It’s been almost a rule – every time a new technology comes along, older ones don’t die…they just morph into something else and coexist. Radio was supposed to destroy the phonograph, television would annihilate motion picture theaters - and radio on the way past. Seems like the same should be true for radio’s surviving its current onslaught from, wow, every direction.
Well, there’s a flaw in that morph theory. It really refers to types of entertainment – not the delivery mechanism. If that weren’t the case, we’d all still have players for 45’s and 8-tracks connected to our systems. And when was the last time you watched home movies?
The roadside of tech advances has dead formats everywhere – and homes and offices packed with media for it. Fact is, they’re not coming back and they didn’t morph into anything usable.
Today, broadcast – that’s-over-the-air – is facing its maker. True, radio and TV are forms of entertainment, but broadcast is a very definitely a delivery mechanism and one being rapidly displaced.
Looking at just the front line of offenders, there’s the iPod, then streaming, then XM and Sirius and Slingbox and even CD’s (which play .mp3’s, of course). Tough to fight a war on three or four fronts…especially when you look at the model.
First, it’s a WYWWYWI (what you want when you want it) world. Not many restaurants survive serving ham only between 6 and 6:30, pizza from 6:30 to 7, fish from 7 to, well, you get the picture. So hearing the song you want only when a station plays it, well, who’s kidding whom? Watching CSI at 9 isn’t convenient. Then there’s the sorting through the clutter. When commercial loads are as high as they are, existing viewers and listeners abandon in droves, knowing they have at least three minutes before they need to punch back in.
Add to that the disappearance of live talent. Hey. You may think you’re listening live but there’s a lot of voice tracking going on out there and even more music coming out of the sky from New York, Dallas, or Denver, picked by a PD that has never even been to Phoenix, let alone programmed to it.
And, on the TV side, more and more comes from a “network” or other central source. “Centralcasting” has taken hold.
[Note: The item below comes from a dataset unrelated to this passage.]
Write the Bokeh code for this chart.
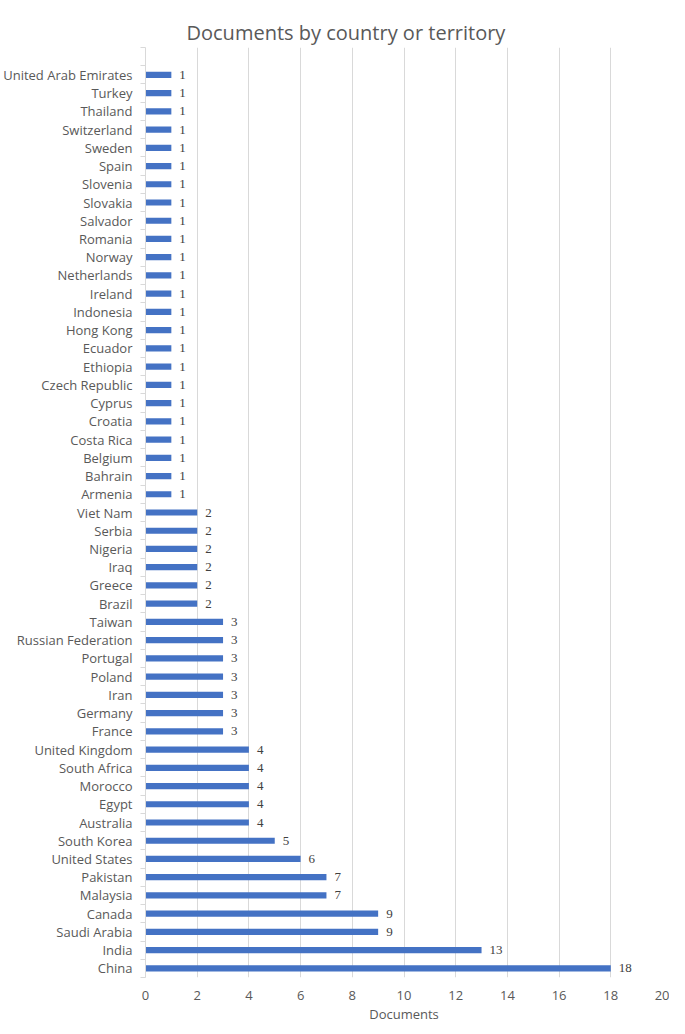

We now see the same news stories multiple times and, often, they incorporate – are you ready for it? – amateur cell phone footage.
Then there’s the quality issue. That one’s being skewered on two fronts of its own. First, faced with a choice of quality versus “now-lity”, now wins out. Witness the number of iPodders who choose to store thousands of songs at slightly better than AM quality versus hundred at higher quality. BTW: even at its highest quality, the coding dictates that out ≠ in. Hasn’t slowed sales. And streaming to 2½ inch cell phone screens is commonplace. Yet on another front radio, through the wonders of IBOC, is scrambling to improve quality. Who ordered that focus group? “Let’s see, we can only feed one song at a time, we’ve got a ton of commercials. I know. Let’s improve technical quality.”